NETTALI.COM - Le manque de modération de la messagerie laisse se propager la désinformation. Et sa neutralité, à laquelle tient son créateur, est plus que jamais en question, selon le site du journal français Challenges.

Des intrigues s'y nouent, les complots y prospèrent: bienvenue sur Telegram, la cinquième messagerie la plus téléchargée du monde. Appréciée des milieux politiques comme des cercles criminels, l'application, inventée en 2013 par Pavel Durov, un informaticien russe de 37 ans, avec son frère mathématicien Nikolaï, rivalise avec les plateformes WhatsApp ou Signal. Plus de 500 millions d'utilisateurs s'y connectent chaque mois pour échanger sur des boucles de discussion privées. Mais aussi pour s'informer, partager des fichiers, ou acheter de faux documents.

La guerre en Ukraine a ravivé les inquiétudes autour de sa neutralité. Les experts en cybersécurité redoutent que l'application ne soit utilisée comme une arme de désinformation dans le conflit. "Depuis le début de l'invasion russe, le nombre de groupes en lien avec la guerre a été multiplié par dix, constate le chercheur israélien Oded Vanunu, de l'institut Check Point Research, basé à Tel-Aviv. Telegram n'est plus une simple messagerie. C'est devenu à la fois un réseau social, un moteur de recherche et une place de commerce."

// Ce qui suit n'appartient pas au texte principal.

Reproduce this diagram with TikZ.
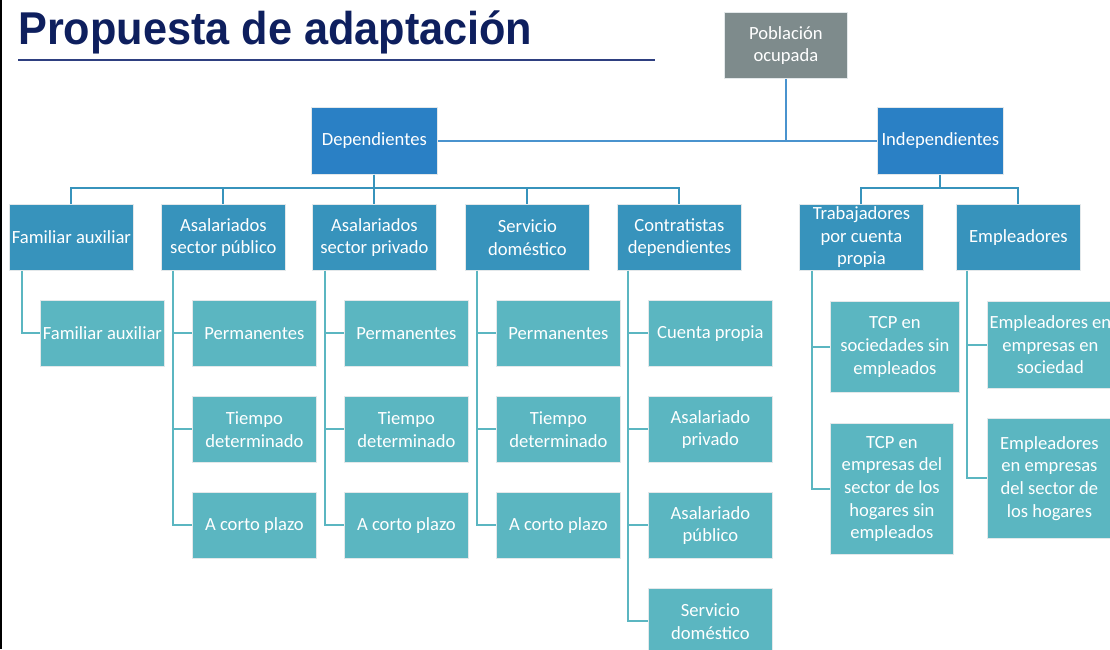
\documentclass[tikz,border=0pt]{standalone}
\usepackage{fontspec}
\setmainfont{Carlito}
\newfontfamily\titlefont{Liberation Sans}
\definecolor{titlecol}{HTML}{0E1F5E}
\definecolor{rulecol}{HTML}{2E3F80}
\definecolor{greybox}{HTML}{7E8B8C}
\definecolor{bluebox}{HTML}{2A80C5}
\definecolor{lvltwo}{HTML}{3793BC}
\definecolor{lvlthree}{HTML}{5BB6C1}
\definecolor{edgecol}{HTML}{E3E8EA}
\tikzset{
  boxbase/.style={draw=edgecol, line width=0.8pt, text=white, align=center, inner sep=0pt,
    anchor=north west, font=\fontsize{18.6}{22.6}\selectfont},
  topbox/.style={boxbase, fill=bluebox, minimum width=126pt, minimum height=67pt},
  rootbox/.style={boxbase, fill=greybox, minimum width=123pt, minimum height=66pt},
  midbox/.style={boxbase, fill=lvltwo, minimum width=124pt, minimum height=66pt},
  leafbox/.style={boxbase, fill=lvlthree, minimum width=124pt, minimum height=66pt},
  toplink/.style={draw=bluebox!85!white, line width=2pt},
  midlink/.style={draw=lvltwo, line width=2pt},
  leaflink/.style={draw=lvlthree, line width=2pt},
}
\begin{document}
\begin{tikzpicture}[x=1pt,y=1pt]
\useasboundingbox (0,0) rectangle (1110,-649);
\clip (0,0) rectangle (1110,-649);
\fill[white] (0,0) rectangle (1110,-649);
\fill[black] (0,0) rectangle (2,-649);
% title
\node[anchor=base west, inner sep=0pt, text=titlecol] (title) at (18,-44)
  {\titlefont\bfseries\fontsize{46}{50}\selectfont\scalebox{0.94}[1]{Propuesta de adaptación}};
\draw[rulecol, line width=2pt] (18,-60) coordinate (ra) -- (655,-60) coordinate (rb);
% top levels
\node[rootbox] (pob) at (724,-12) {Población\\ocupada};
\node[topbox] (dep) at (311,-107) {Dependientes};
\node[topbox] (ind) at (877,-107) {Independientes};
% level two
\node[midbox] (fa) at (9,-204) {Familiar auxiliar};
\node[midbox] (asp) at (161,-204) {Asalariados\\sector público};
\node[midbox] (apr) at (312,-204) {Asalariados\\sector privado};
\node[midbox] (sd) at (465,-204) {Servicio\\doméstico};
\node[midbox] (cd) at (617,-204) {Contratistas\\dependientes};
\node[midbox] (tcp) at (799,-204) {Trabajadores\\por cuenta\\propia};
\node[midbox] (emp) at (956,-204) {Empleadores};
% level three
\node[leafbox] (fa1) at (40,-300) {Familiar auxiliar};
\node[leafbox] (asp1) at (192,-300) {Permanentes};
\node[leafbox] (asp2) at (192,-396) {Tiempo\\determinado};
\node[leafbox] (asp3) at (192,-492) {A corto plazo};
\node[leafbox] (apr1) at (344,-300) {Permanentes};
\node[leafbox] (apr2) at (344,-396) {Tiempo\\determinado};
\node[leafbox] (apr3) at (344,-492) {A corto plazo};
\node[leafbox] (sd1) at (496,-300) {Permanentes};
\node[leafbox] (sd2) at (496,-396) {Tiempo\\determinado};
\node[leafbox] (sd3) at (496,-492) {A corto plazo};
\node[leafbox] (cd1) at (648,-300) {Cuenta propia};
\node[leafbox] (cd2) at (648,-396) {Asalariado\\privado};
\node[leafbox] (cd3) at (648,-492) {Asalariado\\público};
\node[leafbox] (cd4) at (648,-588) {Servicio\\doméstico};
\node[leafbox, minimum width=129pt, minimum height=91pt] (tcp1) at (830,-301) {TCP en\\sociedades sin\\empleados};
\node[leafbox, minimum width=123pt, minimum height=131pt] (tcp2) at (830,-423) {TCP en\\empresas del\\sector de los\\hogares sin\\empleados};
\node[leafbox, minimum width=126pt, minimum height=87pt] (emp1) at (987,-301) {Empleadores en\\empresas en\\sociedad};
\node[leafbox, minimum width=124pt, minimum height=120pt] (emp2) at (987,-418) {Empleadores\\en empresas\\del sector de\\los hogares};
% top connectors
\draw[toplink] (pob.south) -- (pob.south |- dep.east);
\draw[toplink] (dep.east) -- (ind.west);
% level two connectors
\foreach \c in {fa,asp,apr,sd,cd} \draw[midlink] (dep.south) -- ++(0,-13) -| (\c.north);
\foreach \c in {tcp,emp} \draw[midlink] (ind.south) -- ++(0,-13) -| (\c.north);
% level three connectors
\draw[leaflink] ([xshift=13pt]fa.south west) |- (fa1.west);
\foreach \c in {asp1,asp2,asp3} \draw[leaflink] ([xshift=12pt]asp.south west) |- (\c.west);
\foreach \c in {apr1,apr2,apr3} \draw[leaflink] ([xshift=13pt]apr.south west) |- (\c.west);
\foreach \c in {sd1,sd2,sd3} \draw[leaflink] ([xshift=12pt]sd.south west) |- (\c.west);
\foreach \c in {cd1,cd2,cd3,cd4} \draw[leaflink] ([xshift=11pt]cd.south west) |- (\c.west);
\foreach \c in {tcp1,tcp2} \draw[leaflink] ([xshift=13pt]tcp.south west) |- (\c.west);
\foreach \c in {emp1,emp2} \draw[leaflink] ([xshift=11pt]emp.south west) |- (\c.west);
\end{tikzpicture}
\end{document}
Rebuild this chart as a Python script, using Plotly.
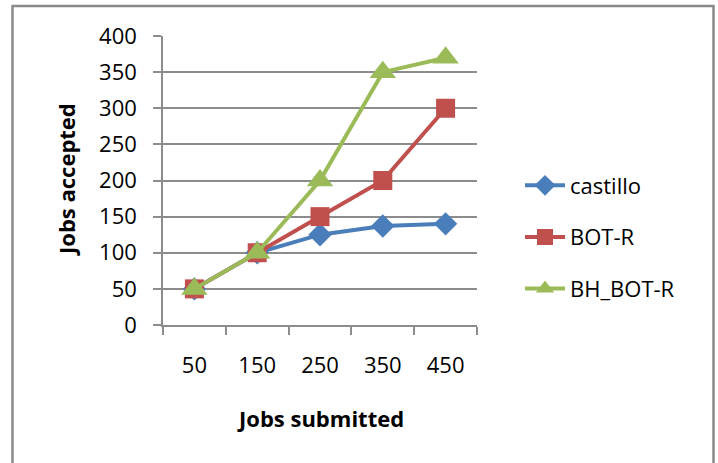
import plotly.graph_objects as go

categories = ["50", "150", "250", "350", "450"]
castillo = [50, 100, 125, 137, 140]
bot_r = [50, 100, 150, 200, 300]
bh_bot_r = [50, 100, 200, 350, 370]

series = [
    ("castillo", castillo, "#4A7EBB", "diamond", 18),
    ("BOT-R", bot_r, "#C0504D", "square", 19),
    ("BH_BOT-R", bh_bot_r, "#9BBB59", "triangle-up", 23),
]

FONT = "Open Sans"
GRID = "#8c8c8c"

fig = go.Figure()
for i, (name, vals, color, sym, size) in enumerate(series):
    fig.add_trace(go.Scatter(
        x=categories, y=vals, name=name, mode="lines+markers",
        line=dict(color=color, width=4),
        marker=dict(symbol=sym, size=size, color=color),
        legendgroup=f"g{i}",
    ))

L, R, T, B = 163, 241, 36, 138
W, H = 718, 463
pw, ph = W - L - R, H - T - B

def px(x):
    return (x - L) / pw

def py(y):
    return (H - B - y) / ph

fig.update_layout(
    width=W, height=H,
    margin=dict(l=L, r=R, t=T, b=B, pad=0),
    paper_bgcolor="white", plot_bgcolor="white",
    font=dict(family=FONT, size=22, color="black"),
    showlegend=True,
    legend=dict(
        x=px(520), y=py(237), xanchor="left", yanchor="middle",
        font=dict(family=FONT, size=22, color="black"),
        traceorder="grouped", tracegroupgap=20,
        itemwidth=40, bgcolor="rgba(0,0,0,0)",
    ),
    xaxis=dict(
        type="category", range=[-0.5, 4.5],
        showgrid=False, showline=True, linecolor=GRID, linewidth=1.5,
        ticks="outside", tickson="boundaries", ticklen=8, tickcolor=GRID,
        tickwidth=1.5, ticklabelstandoff=20,
        tickfont=dict(family=FONT, size=22, color="black"),
        zeroline=False, fixedrange=True,
    ),
    yaxis=dict(
        range=[0, 400], dtick=50, tick0=0,
        showgrid=True, gridcolor=GRID, gridwidth=1.5,
        showline=True, linecolor=GRID, linewidth=1.5,
        ticks="outside", ticklen=8, tickcolor=GRID, tickwidth=1.5,
        ticklabelstandoff=12,
        tickfont=dict(family=FONT, size=22, color="black"),
        zeroline=False, fixedrange=True,
    ),
    annotations=[
        dict(text="<b>Jobs submitted</b>", xref="paper", yref="paper",
             x=px(320), y=py(418), xanchor="center", yanchor="middle",
             showarrow=False, font=dict(family=FONT, size=22, color="black")),
        dict(text="<b>Jobs accepted</b>", xref="paper", yref="paper",
             x=px(66), y=py(180), xanchor="center", yanchor="middle",
             textangle=-90, showarrow=False,
             font=dict(family=FONT, size=22, color="black")),
    ],
    shapes=[
        dict(type="rect", xref="paper", yref="paper",
             x0=px(12.5), x1=px(713.5), y0=py(480), y1=py(6),
             line=dict(color="#8a8a8a", width=2.5), fillcolor="rgba(0,0,0,0)",
             layer="below"),
    ],
)

fig.write_html("out.html")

A l'abri des blocages russes

Tout peut être dit sur Telegram, sans risque d'être censuré. La charte d'utilisation assure "protéger vos échanges privés contre l'espionnage de toute personne tierce, comme les fonctionnaires ou les employeurs". L'application s'engage à ne pas répondre aux demandes des gouvernements "en matière de censure", à l'exception de la lutte contre le terrorisme. Elle promet de ne jamais lever l'anonymat de ses utilisateurs et affirme les protéger. Or elle utilise leur numéro de téléphone pour les inscrire. "C'est l'une des premières failles de l'application, juge Thomas Baignères, cryptographe et fondateur de la messagerie sécurisée Olvid. L'annuaire de Telegram est stocké sur leurs serveurs mais personne n'est en mesure de dire où ceux-ci se trouvent. Un point soulevé par de nombreux experts, qui y voient une possible porte d'entrée pour espionner les échanges."

En réalité, le chiffrement de bout en bout des messages passe par des serveurs ouverts et reste très partiel puisqu'il ne concerne que les échanges pour lesquels l'option "conversation secrète" est activée. Encore faut-il le savoir! "Les données d'échanges sont stockées dans plusieurs centres à travers le monde", répond Telegram, qui possède des entités juridiques à Dubai, au Royaume-Uni et aux Etats-Unis.